04/02/2022 Washington D.C. (International Christian Concern) – When ICC first crossed paths with Khalid, one staff member observed, “He is so broken. He feels so much guilt. He can barely speak; he just looks down.” As Khalid shared his story, it was a life punctuated with immeasurable hardship and one particularly tragic decision.
It also demonstrates how, with God’s help, ICC comes alongside the brokenhearted, restores them to wholeness, and provides resources to help them survive long term.
During the Syrian Civil War conflict, Khalid and other Christians suffered greatly. ISIS initiated a genocide against all religious minorities as the government fought hardline Islamists. The government also restricted the rights of Christians, who were never given a viable option for peace and safety.

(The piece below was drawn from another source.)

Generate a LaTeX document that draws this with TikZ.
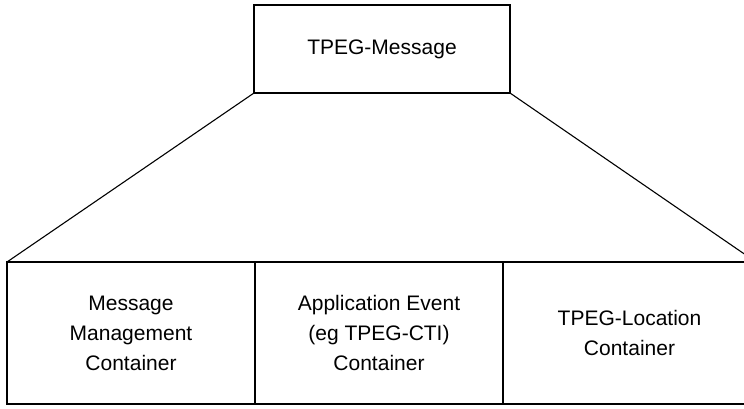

Khalid, like so many others, was displaced because of the ISIS fighters who slaughtered people, even in front of his family. It became impossible to live with their Sunni neighbors. Khalid wanted to work in Qatar to support his family, but the father couldn’t leave his sons in Syria.
At 17, his eldest son was required to enter military service with the Syrian Army, as rebels also recruited young teenage boys. Christians were particularly at risk, as they were put in the more dangerous areas. Khalid was unwilling to send his sons to the military because it was against his Christian beliefs for them to be forced to kill someone, nor did he want them to be killed.
So, he sent them away to protect their lives and faith. The decision proved fatal. The boys hired a boat and attempted to cross into Greece, but the eldest son drowned during a boat accident in front of his younger brother. The traumatized youth returned to Syria.
“Khalid blames himself, saying that in trying to keep his son from killing another person (by joining the military), he killed his son,” said an ICC staffer. “After this, it became too much for Khalid to leave his family alone. The stress of the incident put his health into crisis.”
When ICC heard Khalid’s story and saw how the family was suffering simply because they tried to follow Christ, the team was brought to tears and felt much compassion for him.
ICC helped Khalid open a grocery store so that he could rekindle his livelihood before the war and begin to rebuild his family.
“It is a good push forward,” said one ICC staffer.
The grocery business will help Khalid heal, care for his remaining son, and continue to lean into Christ.